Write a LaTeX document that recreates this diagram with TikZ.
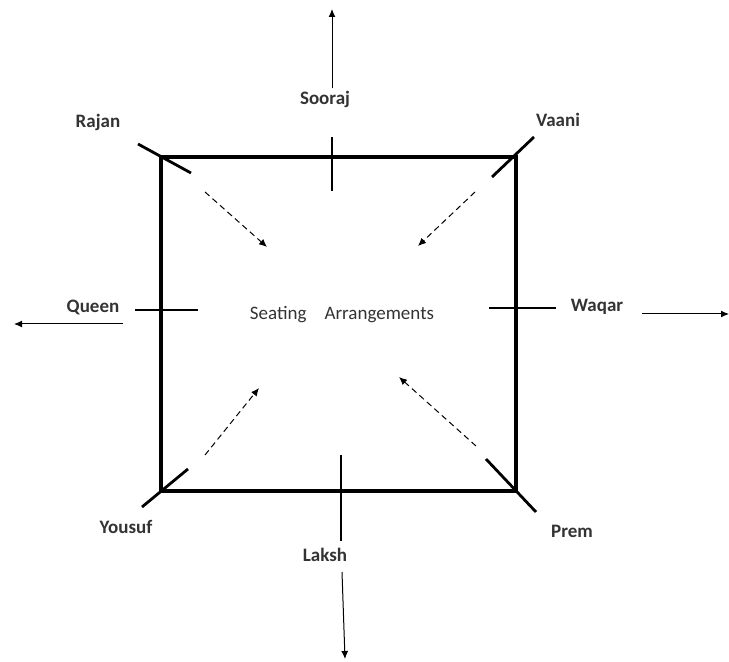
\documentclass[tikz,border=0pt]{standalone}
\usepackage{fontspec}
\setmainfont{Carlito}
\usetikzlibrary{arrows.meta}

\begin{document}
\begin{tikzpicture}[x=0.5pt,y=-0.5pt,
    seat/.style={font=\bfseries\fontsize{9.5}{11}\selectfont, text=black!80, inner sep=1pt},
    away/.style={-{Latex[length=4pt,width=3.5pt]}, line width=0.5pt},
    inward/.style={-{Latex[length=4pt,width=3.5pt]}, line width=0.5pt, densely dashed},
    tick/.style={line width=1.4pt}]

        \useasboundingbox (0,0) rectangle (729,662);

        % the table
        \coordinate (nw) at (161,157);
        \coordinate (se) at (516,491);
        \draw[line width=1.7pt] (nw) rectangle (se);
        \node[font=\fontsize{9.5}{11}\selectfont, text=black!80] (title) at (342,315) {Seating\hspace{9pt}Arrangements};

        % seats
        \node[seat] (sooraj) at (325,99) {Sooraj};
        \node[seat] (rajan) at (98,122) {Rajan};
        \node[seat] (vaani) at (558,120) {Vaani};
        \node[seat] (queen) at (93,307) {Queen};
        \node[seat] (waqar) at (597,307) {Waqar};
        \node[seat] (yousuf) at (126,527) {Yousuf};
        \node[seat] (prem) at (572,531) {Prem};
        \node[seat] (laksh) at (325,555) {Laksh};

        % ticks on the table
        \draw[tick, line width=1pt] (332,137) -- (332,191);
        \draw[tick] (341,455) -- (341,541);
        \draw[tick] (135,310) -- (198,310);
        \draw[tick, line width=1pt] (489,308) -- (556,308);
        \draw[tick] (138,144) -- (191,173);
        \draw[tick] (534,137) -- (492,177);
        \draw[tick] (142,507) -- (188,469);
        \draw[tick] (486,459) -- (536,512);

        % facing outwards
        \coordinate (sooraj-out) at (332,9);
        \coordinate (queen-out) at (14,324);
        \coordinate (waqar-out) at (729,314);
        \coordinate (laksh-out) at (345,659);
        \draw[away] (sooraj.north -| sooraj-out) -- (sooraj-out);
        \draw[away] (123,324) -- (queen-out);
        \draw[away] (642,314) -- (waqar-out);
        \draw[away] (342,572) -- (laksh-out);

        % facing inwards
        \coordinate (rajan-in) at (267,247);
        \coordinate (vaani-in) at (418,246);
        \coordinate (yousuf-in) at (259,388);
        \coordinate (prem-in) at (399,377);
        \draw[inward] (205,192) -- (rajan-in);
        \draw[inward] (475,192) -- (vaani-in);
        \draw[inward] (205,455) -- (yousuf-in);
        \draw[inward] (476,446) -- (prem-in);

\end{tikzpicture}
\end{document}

REQUIRED TASK ▸
Begin at the first line of the data above and repeat each line exactly, stopping after the line containing "(laksh) at (325,555)". Omit the pictures.

REPLY ▸
Write a LaTeX document that recreates this diagram with TikZ.
\documentclass[tikz,border=0pt]{standalone}
\usepackage{fontspec}
\setmainfont{Carlito}
\usetikzlibrary{arrows.meta}

\begin{document}
\begin{tikzpicture}[x=0.5pt,y=-0.5pt,
    seat/.style={font=\bfseries\fontsize{9.5}{11}\selectfont, text=black!80, inner sep=1pt},
    away/.style={-{Latex[length=4pt,width=3.5pt]}, line width=0.5pt},
    inward/.style={-{Latex[length=4pt,width=3.5pt]}, line width=0.5pt, densely dashed},
    tick/.style={line width=1.4pt}]

        \useasboundingbox (0,0) rectangle (729,662);

        % the table
        \coordinate (nw) at (161,157);
        \coordinate (se) at (516,491);
        \draw[line width=1.7pt] (nw) rectangle (se);
        \node[font=\fontsize{9.5}{11}\selectfont, text=black!80] (title) at (342,315) {Seating\hspace{9pt}Arrangements};

        % seats
        \node[seat] (sooraj) at (325,99) {Sooraj};
        \node[seat] (rajan) at (98,122) {Rajan};
        \node[seat] (vaani) at (558,120) {Vaani};
        \node[seat] (queen) at (93,307) {Queen};
        \node[seat] (waqar) at (597,307) {Waqar};
        \node[seat] (yousuf) at (126,527) {Yousuf};
        \node[seat] (prem) at (572,531) {Prem};
        \node[seat] (laksh) at (325,555) {Laksh};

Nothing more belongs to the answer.